For solo operators and small crews, onboarding matters more than most software companies admit. If setup requires reading long help articles, translating unfamiliar words, or figuring things out late at night after jobs are done, adoption drops fast. Features that looked useful during the sales process become one more thing to postpone.
Bilingual tools help because they reduce confusion from day one. If onboarding, support, and walkthroughs are available in the language the owner is most comfortable with, there is less hesitation. The owner can start using the system sooner and with fewer mistakes.
This is also why short visual guidance works better than dense documentation for many field-based businesses. A fast screen recording showing exactly what to tap is often worth more than a long written guide, especially for non-technical users. The best software for this market does not just translate words. It makes setup easier to act on.
Customer communication is not the same as internal usability
One common mistake is assuming bilingual support only matters for customer messages. It matters there, but that is only half the picture.
A tool might let you send Spanish messages to customers but still force you to manage the inbox, tags, automations, and reporting in English. That is better than nothing, but it still leaves the owner doing mental translation all day. True usability means the business can operate inside the software without friction.
This matters even more if multiple people touch the same lead. Maybe the owner speaks mostly Spanish, a helper speaks English, and customers switch between both. A bilingual system creates less confusion because each person can work comfortably while keeping the conversation in one place.
What to compare before you choose
If you are evaluating english only software versus bilingual tools, do not stop at the homepage claim that a platform is multilingual. Check what is actually bilingual.
Look at the dashboard. Look at the inbox. Look at the mobile experience. Ask whether AI replies work in both languages. Ask whether inbound call answering can qualify and respond in English and Spanish. Ask whether support is available in both languages, and whether setup is done in a way that makes sense for a busy operator.
Also look at the business outcome, not just the interface. Does the tool help you reply faster? Does it keep leads from getting lost across calls, texts, web forms, and marketplace messages? Does it make booking easier while you are out working? Those are the questions that matter.
For many small service businesses, the best system is not the one with the most features. It is the one the owner will actually use consistently on a phone between jobs.

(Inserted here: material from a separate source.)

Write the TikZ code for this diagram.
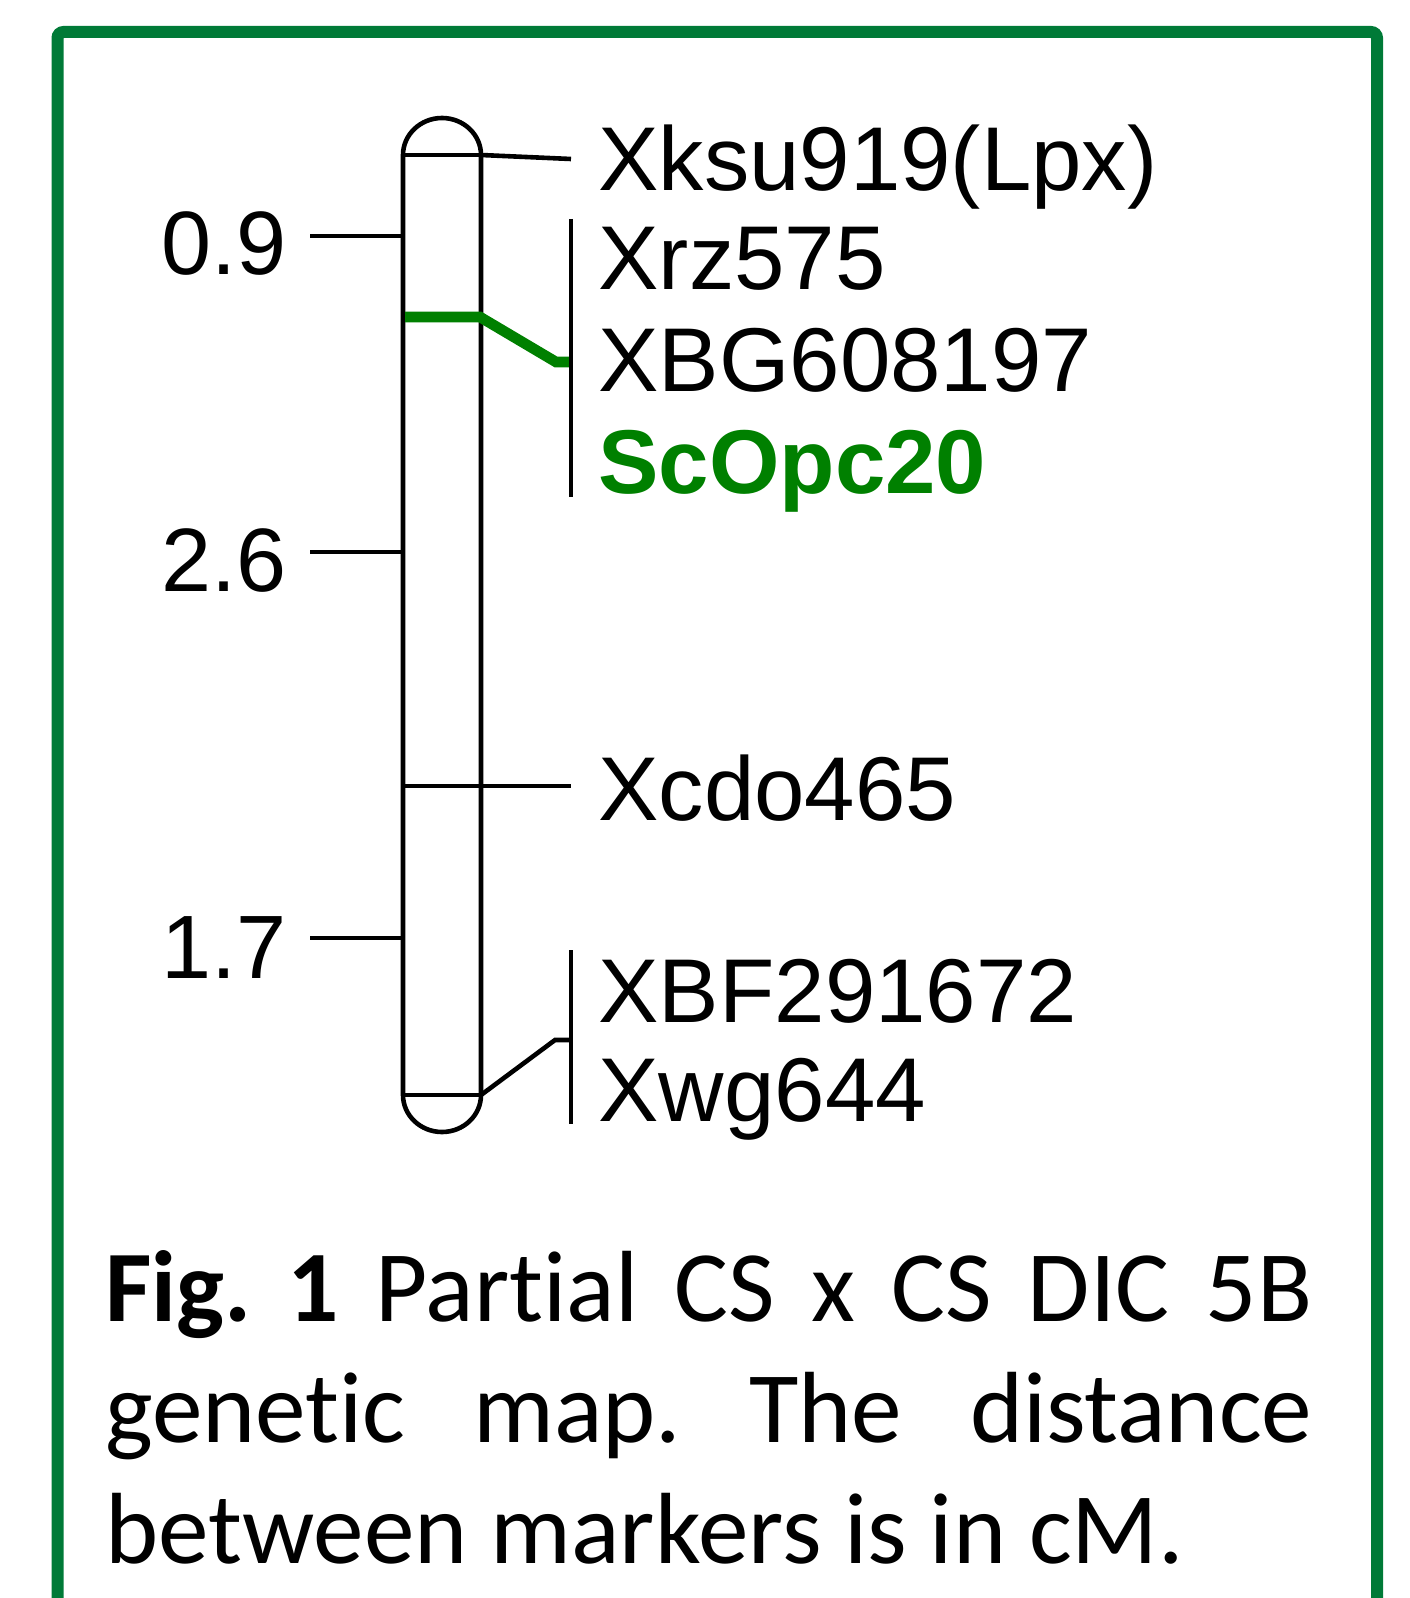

The business case is simple
If language friction causes slower replies, skipped follow-up, poor setup, or underused automation, then bilingual software is not a luxury. It is a practical way to protect revenue.
That is especially true in local services, where the difference between winning and losing a job can be five minutes. Customers usually do not wait for the best company. They go with the first one that responds clearly and sounds ready to help.
A bilingual tool gives small operators a better shot at being that company. It helps them work in the language that feels natural, serve more customers confidently, and keep operations moving without extra admin. For Spanish-first and bilingual owners, that can be the difference between software they tolerate and software that actually helps them grow.
GigConvert was built around that reality for local service businesses that need to catch every lead and book more jobs without adding complexity. And that is the right lens for any software decision in this category.
Choose the tool your team can use quickly, trust daily, and act on without second-guessing every screen. When software matches how you actually work, better follow-up starts to feel a lot less hard.